Scarlet Nexus is damn good fun—once it gets up to speed
After a slow start, Bandai Namco Studios’ new action-RPG offers some high-energy anime action
Every Friday, A.V. Club staffers kick off our weekly open thread for the discussion of gaming plans and recent gaming glories, but of course, the real action is down in the comments, where we invite you to answer our eternal question: What Are You Playing This Weekend?
I’ll be honest: I approached my opening hours with Bandai Namco Studios’ new game, Scarlet Nexus, with a certain amount of trepidation. This was, after all, a studio whose last anime-inspired action RPG was Code Vein, a game I tried so hard to like that I ultimately took it as something of a personal insult when the last bursts of my enthusiasm fizzled out in a hail of poorly explained systems and overly repetitive combat. True, Scarlet Nexus was clearly cribbing from something more like Square Enix’s Nier, rather than Code Vein’s obvious Dark Souls influences—what with the quick-moving combat, and the reliance on flashy ranged attacks and spells. But still: Once-bitten (by anime vampires), as they say, twice shy.
Imagine my surprise, then, when Scarlet Nexus proved to be, not just significantly better than Code Vein, but a legitimate blast to play, full of charmingly written characters, and a combat system that steadily layers in rich new mechanics as the player progresses. The opening few hours are a little slow, admittedly, and its opening gameplay sections rote. (There is no reason, for instance, to have players spend as much time as they do wandering around its generically cyberpunk city Suoh; when fast travel eventually arrives, it can’t come fast enough.) But once I hit the actual meat of the game, I was happily shocked to find myself quickly moving from “Hey, let’s give it a try” to actively wanting to not put it down, slipping into a groove that saw me blowing the game’s monstrous Others away with a steadily widening pool of engaging powers.

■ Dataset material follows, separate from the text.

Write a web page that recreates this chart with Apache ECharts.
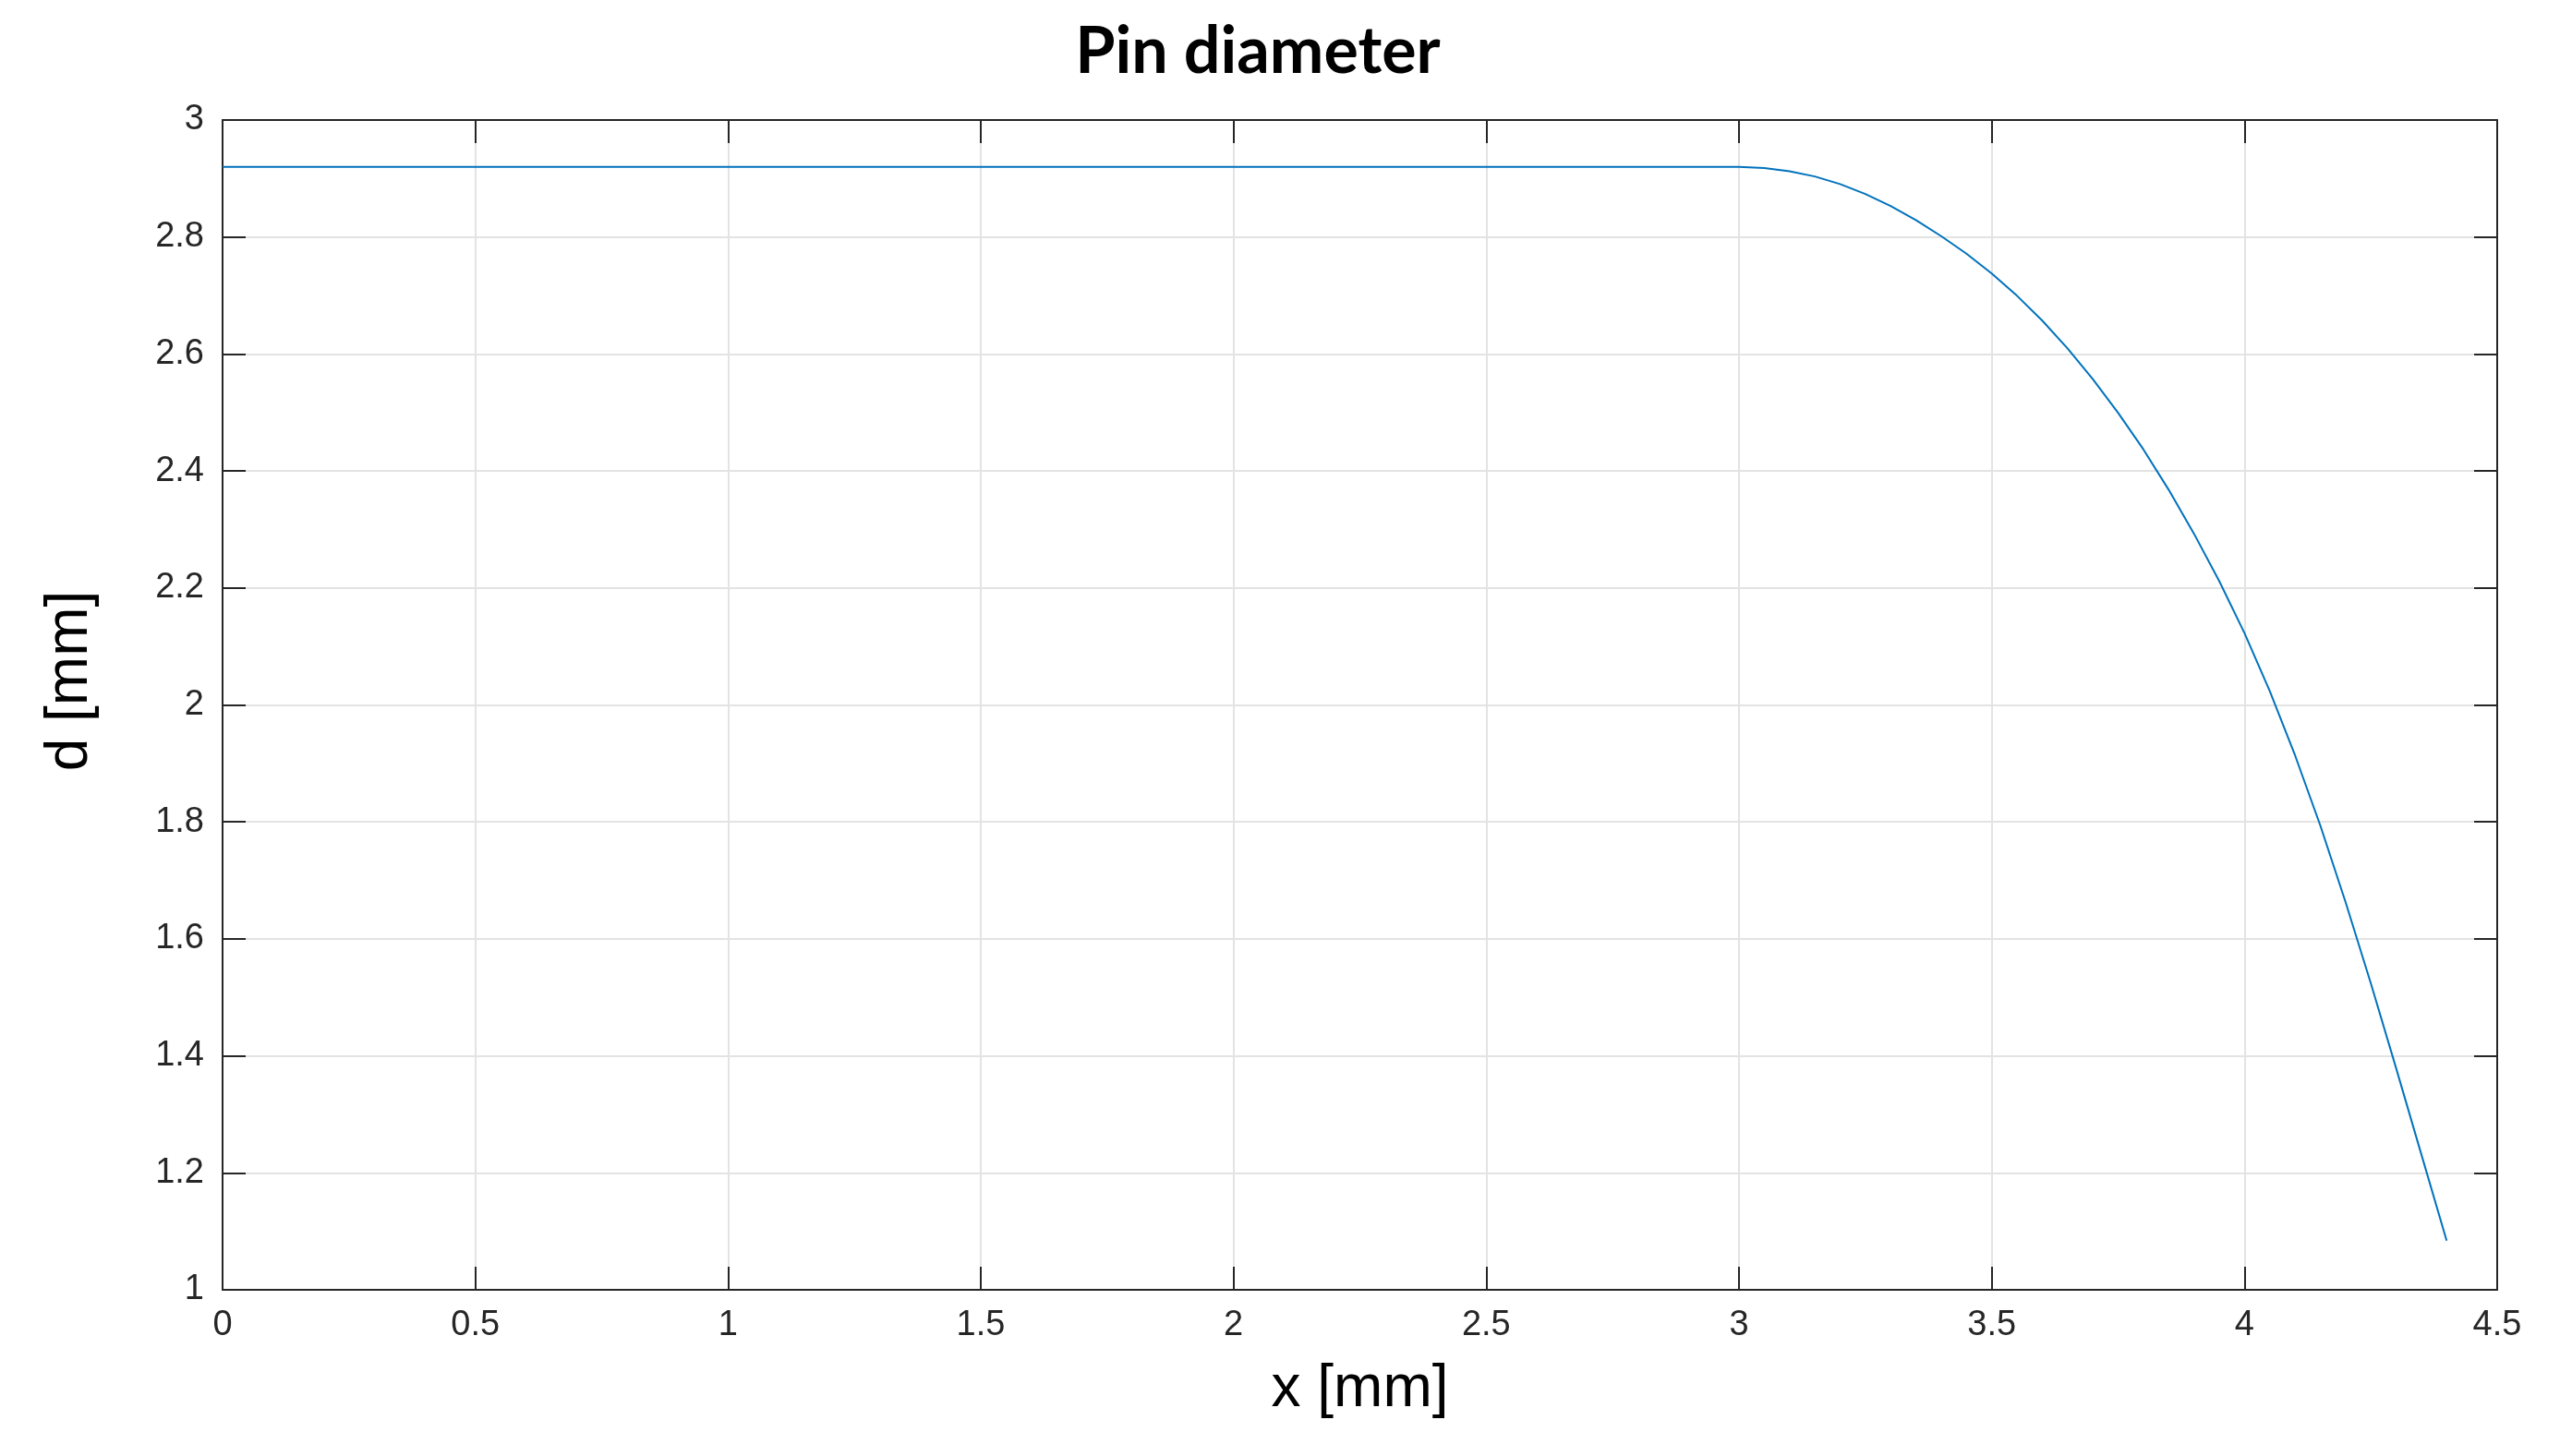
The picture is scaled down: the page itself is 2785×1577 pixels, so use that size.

Those powers, or their early absence, are the big reason Nexus suffers from that aforementioned slow start. Friendship is power in this universe (aw!) and the game takes its time in allowing the player to accrue a full party of the teen sci-fi soldiers who make up its playable roster. (Once again, it seems, it falls to the nation’s most mopey and hormonal to save the world.) Once it does, though, your chosen protagonist—either standard anime dope Yuito, or standard anime standoffish person Kasane—is granted access to all their teammates’ particular abilities, shaped by which characters decide to hang with you on the game’s two paths.
These powers, like pyrokinesis, clairvoyance, teleportation, and more, all gel together in engaging ways, allowing you to bust out new combos on the fly, and all supplemented by your main character’s base ability to hurl rocks and lampposts around like a big-eyed Jean Grey from the X-Men. (Which is actually a pretty good comparison point, now that I think about it.) Being able to pick and choose which powers to deploy makes for a surprisingly robust decision matrix: Do I supplement my teleportation strikes with fire for extra damage, or swap in clairvoyance to make dodging enemy attacks easier? When should I deploy my powerful but slowly recharging damage shield? Do I switch into a passive power mode now, or save my teammate’s energy for a sudden burst attack? These are the sorts of decisions from which fun combat is made, and Scarlet Nexus offers them in abundance—eventually.
All that, and it carries a refreshing lack of some of the more frustrating tropes that can slip in when such an obvious set of anime influences holds sway. (Which is to say that it’s depressingly shocking to have a cast in a game like this where every female soldier appears to be wearing an entire set of clothing.) Sure, the writing (and especially the team-building sidequests) have their fair share of romantic drama and obvious crushes, but that can be forgiven when so little of it grates. And while the plot itself is fairly boilerplate—don’t trust the government, kids, especially when they’ve outfitted you as child soldiers with superpowers—it all moves swiftly enough so as not to wear out its welcome. Frankly, Scarlet Nexus gets the highest compliment I can generally deploy in this space: As soon as I send this column off to our editors, I’m going to go back and play another hour or so before heading off to bed.